In other words, de-emphasizing public metrics “might reduce social comparison, but it probably won't reduce self-objectification.”

Will the move be good for business? “It will be interesting to see how this evolves,” said Vanitha Swaminathan, the Thomas Marshall Professor of Marketing and director of the Katz Center for Branding in Pitt’s Joseph M. Katz Graduate School of Business.

Swaminathan agrees that the move to remove public like counts will likely be beneficial for young users. But she’s also not convinced that likes are the best metric for evaluating overall user engagement — a subject of debate among Instagram’s user base, which also includes brands, celebrities and business owners.

“Ultimately, whether or not your content is shared with others is certainly a more accurate way of gauging whether content itself is valuable, as it requires users to engage in something a bit more directly than the mere liking of a post,” she said.

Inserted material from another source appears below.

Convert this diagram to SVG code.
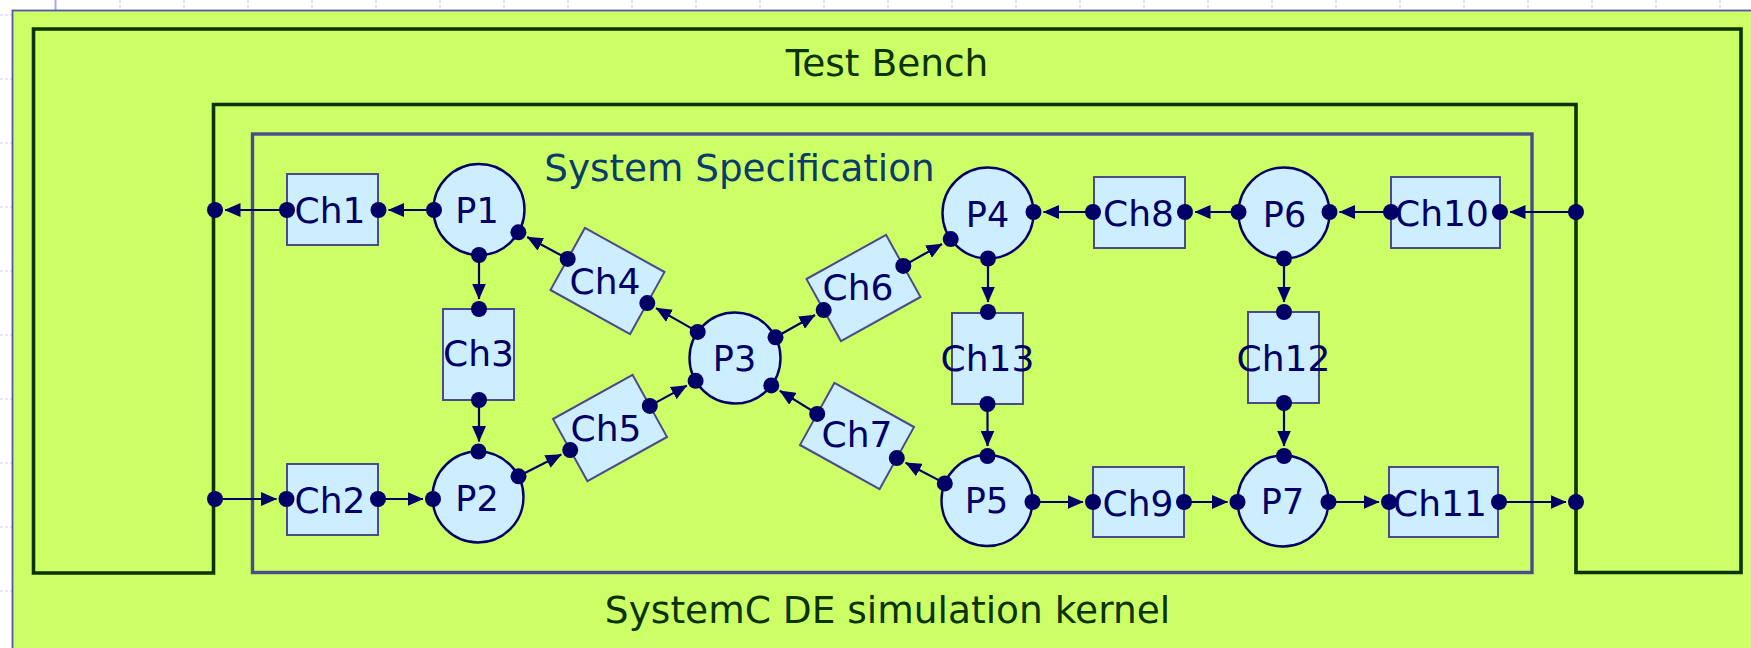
<svg xmlns="http://www.w3.org/2000/svg" width="1751" height="648" viewBox="0 0 1751 648">
  <style>
    text { font-family: "DejaVu Sans", Verdana, sans-serif; }
    .grid { stroke: #c9d3f5; stroke-width: 1.2; stroke-dasharray: 3 2; }
    .frame { fill: none; stroke: #0a3300; stroke-width: 3.6; stroke-linejoin: miter; }
    .spec { fill: none; stroke: #4a4a8c; stroke-width: 3.4; }
    .ch { fill: #cceeff; stroke: #4a4a8c; stroke-width: 2; }
    .proc { fill: #cceeff; stroke: #000066; stroke-width: 2.4; }
    .port { fill: #000066; }
    .wire { fill: none; stroke: #000066; stroke-width: 2.2; marker-end: url(#ah); }
    .lbl { fill: #000066; font-size: 36px; text-anchor: middle; }
    .plbl { fill: #000066; font-size: 35px; text-anchor: middle; }
    .title { font-size: 37.5px; text-anchor: middle; }
  </style>
  <defs>
    <marker id="ah" markerUnits="userSpaceOnUse" markerWidth="16" markerHeight="14" viewBox="0 0 16 14" refX="15.5" refY="7" orient="auto">
      <path d="M0,0 L16,7 L0,14 z" fill="#000066"/>
    </marker>
  </defs>

  <!-- page background with ruler ticks -->
  <rect x="0" y="0" width="1751" height="648" fill="#ffffff"/>
  <g id="ruler">
    <line x1="55.5" y1="0" x2="55.5" y2="10" stroke="#9fb0f0" stroke-width="2"/>
    <g class="grid">
      <path d="M120,0V10 M184,0V10 M248,0V10 M312,0V10 M376,0V10 M440,0V10 M504,0V10 M568,0V10 M632,0V10 M696,0V10 M760,0V10 M824,0V10 M888,0V10 M952,0V10 M1016,0V10 M1080,0V10 M1144,0V10 M1208,0V10 M1272,0V10 M1336,0V10 M1400,0V10 M1464,0V10 M1528,0V10 M1592,0V10 M1656,0V10 M1720,0V10"/>
      <path d="M0,15H12 M0,79H12 M0,143H12 M0,207H12 M0,271H12 M0,335H12 M0,399H12 M0,463H12 M0,527H12 M0,591H12"/>
    </g>
  </g>

  <!-- simulation kernel area -->
  <g id="kernel">
    <rect x="12.5" y="10.5" width="1745" height="645" fill="#ccff66" stroke="#5656a8" stroke-width="1.8"/>
    <text class="title" x="887.5" y="623" fill="#0a3300">SystemC DE simulation kernel</text>
  </g>

  <!-- test bench wrapper -->
  <g id="testbench">
    <path class="frame" d="M33.5,573 V29 H1741 V572.5 H1576 V104.5 H213.5 V573 Z"/>
    <text class="title" x="887" y="75.5" fill="#0a3300">Test Bench</text>
    <circle class="port" cx="215" cy="210" r="8"/>
    <circle class="port" cx="215" cy="499" r="8"/>
    <circle class="port" cx="1576" cy="212" r="8"/>
    <circle class="port" cx="1576" cy="502" r="8"/>
  </g>

  <!-- system specification boundary -->
  <g id="spec">
    <rect class="spec" x="252.5" y="134" width="1279.5" height="438.5"/>
    <text class="title" x="739.5" y="181" fill="#0b3b6b" style="font-size:37.3px">System Specification</text>
  </g>

  <!-- connectors -->
  <g id="connectors">
    <path class="wire" d="M434,210 H388.5"/>
    <path class="wire" d="M287,210 H225"/>
    <path class="wire" d="M479,255 V299"/>
    <path class="wire" d="M479,400 V441.5"/>
    <path class="wire" d="M567.7,258.9 L527.2,237"/>
    <path class="wire" d="M697.7,331.9 L656,308.1"/>
    <path class="wire" d="M215,499 H276.5"/>
    <path class="wire" d="M378,499 H423"/>
    <path class="wire" d="M518.5,476.3 L561.3,454.6"/>
    <path class="wire" d="M649.8,405.9 L686.8,385.6"/>
    <path class="wire" d="M775.5,337.3 L815,315"/>
    <path class="wire" d="M903.3,265.9 L942,244"/>
    <path class="wire" d="M1093,212 H1043.5"/>
    <path class="wire" d="M1238.5,212 H1195"/>
    <path class="wire" d="M1391,212 H1339.5"/>
    <path class="wire" d="M1576,212 H1510"/>
    <path class="wire" d="M988,258.5 V302"/>
    <path class="wire" d="M987.5,404 V446"/>
    <path class="wire" d="M817.2,413.9 L779.8,390.7"/>
    <path class="wire" d="M944.8,483.4 L905.6,462.8"/>
    <path class="wire" d="M1032.5,502 H1083"/>
    <path class="wire" d="M1184,502 H1227.5"/>
    <path class="wire" d="M1328.5,502 H1379"/>
    <path class="wire" d="M1499,502 H1566"/>
    <path class="wire" d="M1284,258.5 V302"/>
    <path class="wire" d="M1284,403 V446"/>
  </g>

  <!-- channels -->
  <g id="Ch1">
    <rect class="ch" x="287" y="174" width="91" height="71"/>
    <text class="lbl" x="330" y="223">Ch1</text>
    <circle class="port" cx="287" cy="210" r="8"/>
    <circle class="port" cx="378.5" cy="210" r="8"/>
  </g>
  <g id="Ch2">
    <rect class="ch" x="287" y="464" width="91" height="71"/>
    <text class="lbl" x="330" y="512.5">Ch2</text>
    <circle class="port" cx="286.5" cy="499" r="8"/>
    <circle class="port" cx="378" cy="499" r="8"/>
  </g>
  <g id="Ch3">
    <rect class="ch" x="443" y="309" width="71" height="91"/>
    <text class="lbl" x="478.5" y="365.5">Ch3</text>
    <circle class="port" cx="479" cy="309" r="8"/>
    <circle class="port" cx="479" cy="400" r="8"/>
  </g>
  <g id="Ch4">
    <rect class="ch" x="-45.5" y="-35.5" width="91" height="71" transform="translate(607.5 281) rotate(29)"/>
    <text class="lbl" x="605" y="293.5">Ch4</text>
    <circle class="port" cx="567.7" cy="258.9" r="8"/>
    <circle class="port" cx="647.3" cy="303.1" r="8"/>
  </g>
  <g id="Ch5">
    <rect class="ch" x="-45.5" y="-35.5" width="91" height="71" transform="translate(610 428) rotate(-29)"/>
    <text class="lbl" x="606" y="440.5">Ch5</text>
    <circle class="port" cx="570.2" cy="450.1" r="8"/>
    <circle class="port" cx="649.8" cy="405.9" r="8"/>
  </g>
  <g id="Ch6">
    <rect class="ch" x="-45.5" y="-35.5" width="91" height="71" transform="translate(863.5 288) rotate(-29)"/>
    <text class="lbl" x="858" y="299.5">Ch6</text>
    <circle class="port" cx="823.7" cy="310.1" r="8"/>
    <circle class="port" cx="903.3" cy="265.9" r="8"/>
  </g>
  <g id="Ch7">
    <rect class="ch" x="-45.5" y="-35.5" width="91" height="71" transform="translate(857 436) rotate(29)"/>
    <text class="lbl" x="857" y="446.5">Ch7</text>
    <circle class="port" cx="817.2" cy="413.9" r="8"/>
    <circle class="port" cx="896.8" cy="458.1" r="8"/>
  </g>
  <g id="Ch8">
    <rect class="ch" x="1094" y="177" width="91" height="71"/>
    <text class="lbl" x="1138.5" y="225.5">Ch8</text>
    <circle class="port" cx="1093" cy="212" r="8"/>
    <circle class="port" cx="1185" cy="212" r="8"/>
  </g>
  <g id="Ch9">
    <rect class="ch" x="1093" y="467" width="91" height="70"/>
    <text class="lbl" x="1138" y="515.5">Ch9</text>
    <circle class="port" cx="1093" cy="502" r="8"/>
    <circle class="port" cx="1184" cy="502" r="8"/>
  </g>
  <g id="Ch10">
    <rect class="ch" x="1391" y="177" width="109" height="71"/>
    <text class="lbl" x="1442" y="225.5">Ch10</text>
    <circle class="port" cx="1391" cy="212" r="8"/>
    <circle class="port" cx="1500" cy="212" r="8"/>
  </g>
  <g id="Ch11">
    <rect class="ch" x="1389" y="467" width="109" height="70"/>
    <text class="lbl" x="1440" y="515.5">Ch11</text>
    <circle class="port" cx="1389" cy="502" r="8"/>
    <circle class="port" cx="1499" cy="502" r="8"/>
  </g>
  <g id="Ch12">
    <rect class="ch" x="1248" y="312" width="71" height="91"/>
    <text class="lbl" x="1283.5" y="370.5">Ch12</text>
    <circle class="port" cx="1284" cy="312" r="8"/>
    <circle class="port" cx="1284" cy="403" r="8"/>
  </g>
  <g id="Ch13">
    <rect class="ch" x="952" y="313" width="71" height="91"/>
    <text class="lbl" x="987.5" y="370.5">Ch13</text>
    <circle class="port" cx="988" cy="312" r="8"/>
    <circle class="port" cx="987.5" cy="404" r="8"/>
  </g>

  <!-- processes -->
  <g id="P1">
    <circle class="proc" cx="479" cy="209.5" r="45.5"/>
    <text class="plbl" x="477" y="222.5">P1</text>
    <circle class="port" cx="434" cy="210" r="8"/>
    <circle class="port" cx="479" cy="255" r="8"/>
    <circle class="port" cx="518.4" cy="232.3" r="8"/>
  </g>
  <g id="P2">
    <circle class="proc" cx="478" cy="497" r="45.5"/>
    <text class="plbl" x="477" y="510.5">P2</text>
    <circle class="port" cx="478.5" cy="451.5" r="8"/>
    <circle class="port" cx="433" cy="499" r="8"/>
    <circle class="port" cx="518.5" cy="476.3" r="8"/>
  </g>
  <g id="P3">
    <circle class="proc" cx="735" cy="358" r="45.5"/>
    <text class="plbl" x="734.5" y="371">P3</text>
    <circle class="port" cx="697.7" cy="331.9" r="8"/>
    <circle class="port" cx="775.5" cy="337.3" r="8"/>
    <circle class="port" cx="695.6" cy="380.8" r="8"/>
    <circle class="port" cx="771.3" cy="385.4" r="8"/>
  </g>
  <g id="P4">
    <circle class="proc" cx="988" cy="213" r="45.5"/>
    <text class="plbl" x="987.5" y="226.5">P4</text>
    <circle class="port" cx="1033.5" cy="212" r="8"/>
    <circle class="port" cx="988" cy="258.5" r="8"/>
    <circle class="port" cx="950.7" cy="239.1" r="8"/>
  </g>
  <g id="P5">
    <circle class="proc" cx="987" cy="500.5" r="45.5"/>
    <text class="plbl" x="986.5" y="513">P5</text>
    <circle class="port" cx="987.5" cy="456" r="8"/>
    <circle class="port" cx="944.8" cy="483.4" r="8"/>
    <circle class="port" cx="1032.5" cy="502" r="8"/>
  </g>
  <g id="P6">
    <circle class="proc" cx="1284" cy="213" r="45.5"/>
    <text class="plbl" x="1284.5" y="226.5">P6</text>
    <circle class="port" cx="1238.5" cy="212" r="8"/>
    <circle class="port" cx="1329.5" cy="212" r="8"/>
    <circle class="port" cx="1284" cy="258.5" r="8"/>
  </g>
  <g id="P7">
    <circle class="proc" cx="1283" cy="501" r="45.5"/>
    <text class="plbl" x="1282.5" y="513.5">P7</text>
    <circle class="port" cx="1284" cy="456" r="8"/>
    <circle class="port" cx="1237.5" cy="502" r="8"/>
    <circle class="port" cx="1328.5" cy="502" r="8"/>
  </g>
</svg>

To further elucidate the connection between social media and young people’s behavior, Choukas-Bradley is working with an interdisciplinary team at Pitt including Caroline Oppenheimer in the Department of Psychiatry to study how adolescent brains respond when they see other kids’ Instagram posts get more likes than their own.

“The possibilities for social comparison, with others and even with one’s own ideal self, are endless,” Choukas-Bradley said.